VPN is hot again (thanks google!)

by VPNHaus | 02/18/2010 |Rethink Remote Access

A few weeks back, Google instituted an emergency update to its corporate VPN, which led to many questions whether the network was compromised—Google states “no”, however, timing suggests otherwise.  All of the discussions, questions and disorder got us thinking… if Google had to issue an 'emergency VPN update', perhaps the rest of corporate America should be rethinking their remote access to prevent any similar occurrences from happening.
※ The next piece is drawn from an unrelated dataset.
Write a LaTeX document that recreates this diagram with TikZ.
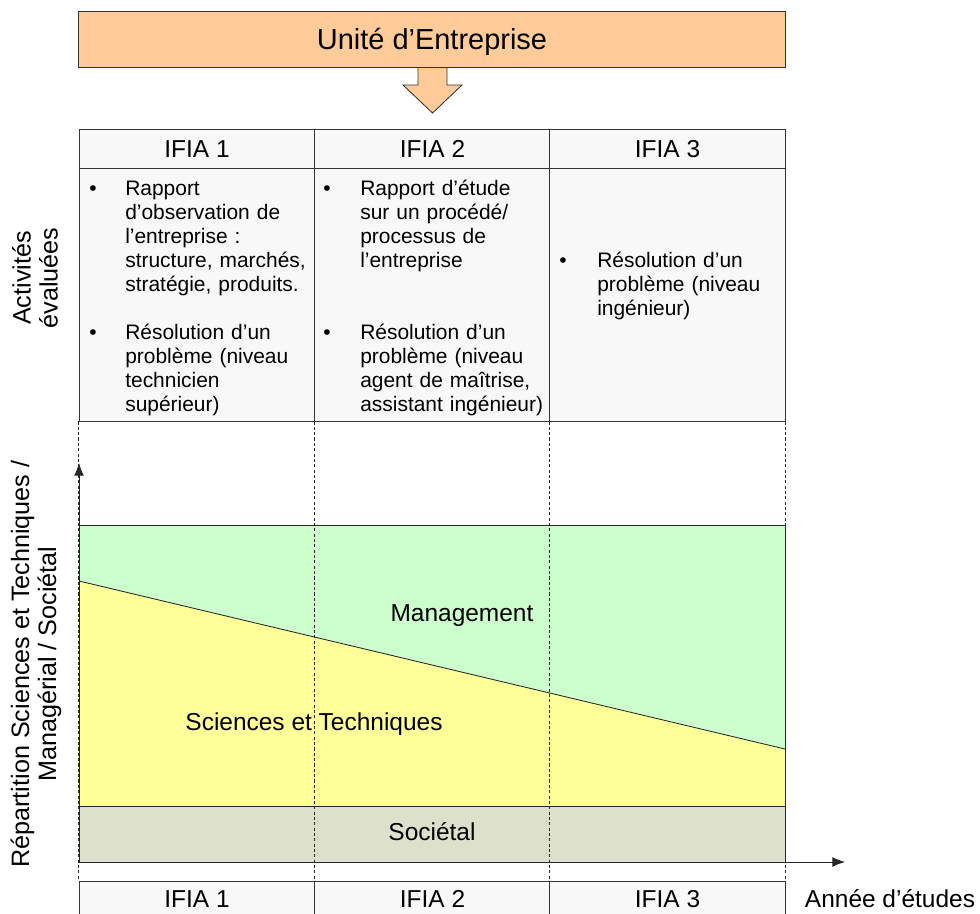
\documentclass[tikz,border=0pt]{standalone}
\usepackage{fontspec}
\setmainfont{Liberation Sans}
\usetikzlibrary{arrows.meta}
\definecolor{peach}{RGB}{255,204,153}
\definecolor{mgmtgreen}{RGB}{204,255,204}
\definecolor{styellow}{RGB}{255,255,153}
\definecolor{socgray}{RGB}{221,224,203}
\definecolor{cellgray}{RGB}{248,248,248}

\begin{document}
\begin{tikzpicture}[x=0.025cm, y=-0.025cm, >={Latex[length=9pt,width=7pt]}]
	\def\colw{5.8875cm}
	\tikzstyle{cell}=[draw=black!80, line width=0.6pt, fill=cellgray, minimum width=\colw, inner sep=0pt]
	\tikzstyle{big}=[font=\fontsize{17.4}{19.2}\selectfont]
	\tikzstyle{capped}=[text height=12.4pt, text depth=0pt]
	\tikzstyle{item}=[anchor=base west, inner sep=0pt, text width=5.2cm, align=left, font=\fontsize{14.9}{17.07}\selectfont]
	\tikzstyle{dot}=[anchor=base, inner sep=0pt, font=\fontsize{14.9}{17.07}\selectfont]
	\tikzstyle{sep}=[draw=black!85, dash pattern=on 2.2pt off 1.6pt, line width=0.5pt]
	\tikzstyle{band}=[draw=black!85, line width=0.6pt]
	\tikzstyle{side}=[rotate=90, align=center, font=\fontsize{17.9}{19.2}\selectfont]
	\path[use as bounding box, clip] (0,0) rectangle (980,914);
	
	\node[draw=black!80, line width=0.6pt, fill=peach, minimum width=17.65cm, minimum height=1.4cm, text height=14.7pt, text depth=0pt, font=\fontsize{20.6}{23}\selectfont](ue) at (432,39) {Unité d’Entreprise};
	\path[draw=black!80, line width=0.6pt, fill=peach] (418,68) -- (418,85) -- (403,85) -- (432.5,113) -- (462,85) -- (447,85) -- (447,68);
	
	\foreach \y/\x in {1/197,2/432.5,3/667.5}
	\node[cell, minimum height=0.975cm, big, capped](hd-\y) at (\x,148.5) {IFIA \y};
	
	\foreach \y/\x in {1/197,2/432.5,3/667.5}
	\node[cell, minimum height=6.325cm](ac-\y) at (\x,294.5) {};
	
	\foreach \y/\x in {1/197,2/432.5,3/667.5}
	\node[cell, minimum height=0.9cm, big, capped](yr-\y) at (\x,899) {IFIA \y};
	
	\fill[mgmtgreen] (79,525) rectangle (785,806);
	\fill[styellow] (79,581) -- (785,749) -- (785,806) -- (79,806) -- cycle;
	\fill[socgray] (79,806) rectangle (785,862);
	\draw[band] (79,525) -- (785,525) -- (785,862);
	\draw[band] (79,581) -- (785,749);
	\draw[band] (79,806) -- (785,806);
	
	\foreach \y in {1,...,3}
	\draw[sep] (ac-\y.south west) -- (yr-\y.north west);
	\draw[sep] (ac-3.south east) -- (yr-3.north east);
	
	\coordinate (o) at (79,862);
	\coordinate (ytip) at (79,463);
	\coordinate (xtip) at (845,862);
	\draw[->, line width=0.6pt, black!85] (o) -- (ytip);
	\draw[->, line width=0.6pt, black!85] (o) -- (xtip);
	
	\node[item](it-1a) at (125,195) {Rapport\\d’observation de\\l’entreprise :\\structure, marchés,\\stratégie, produits.};
	\node[item](it-1b) at (125,339) {Résolution d’un\\problème (niveau\\technicien\\supérieur)};
	\node[item](it-2a) at (360,195) {Rapport d’étude\\sur un procédé/\\processus de\\l’entreprise};
	\node[item](it-2b) at (360,339) {Résolution d’un\\problème (niveau\\agent de maîtrise,\\assistant ingénieur)};
	\node[item](it-3a) at (597,267) {Résolution d’un\\problème (niveau\\ingénieur)};
	\foreach \n/\x/\y in {1a/93/195,1b/93/339,2a/327/195,2b/327/339,3a/563/267}
	\node[dot](bu-\n) at (\x,\y) {•};
	
	\node[big](mgmt) at (462,616) {Management};
	\node[big](st) at (314,724) {Sciences et Techniques};
	\node[big, capped](soc) at (432,832) {Sociétal};
	\node[big, capped](yr) at (890,898.5) {Année d’études};
	
	\node[side](act) at (35,278) {Activités\\évaluées};
	\node[side](rep) at (36,664) {Répartition Sciences et Techniques /\\Managérial / Sociétal};
\end{tikzpicture}
\end{document}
In the case of Google, simple passwords could have been used to access the network, however, if two factor authentication and network access control (NAC)—or as we like to call a ‘pat-down’—were in place this simulation would have been much harder to pull off—even if phishing grabbed some passwords.  Forrester analyst, Chenxi Wang made some interesting observations on her blog—her initial analysis was that the attackers gained access to Google's server via its corporate VPN, from a Microsoft browser vulnerability that was exploited.  Some employees’ desktops were compromised, and the attacker used these compromised desktops via Google’s VPN to get to some of the servers.  Google 'clarified' this later, stating that the method of access, at some point, may have involved VPN, but does not agree with the characterization that “the compromised client used their corporate VPN to gain access to the servers”.

Touching on the fact that the victim’s machine was running IE 6, an outdated browser, Chenxi suggests that the machine may not have been a corporate managed machine.  If this is indeed the case, Google’s should be rethinking their remote access policies, and enable employees to use personal devices that are secured and managed.  This idea is similar to former Forrester analyst, Natalie Lambert’s concept of BYOPC (Bring your own PC)— employees are going to use whatever device they can to access the network, and probably break many security policies while doing it.  Instead of restricting machines that are able to access the network and taking a chance and running to in a situation that Google had on their hands, companies can support a variety of devices, whether it be Windows 7, Windows Vista (32/64 Bit), Linux, Mac, Symbian, Windows Mobile etc. AND secure them.  It seems that Google’s technology was restricting employees’ practices because the system could not handle it, which by and large caused an emergency update to the entire corporate VPN infrastructure.

This emergency update caused a connectivity disturbance for more than 24 hours, which affected work flow and productivity.  A better VPN management system might have played a significant role for Google.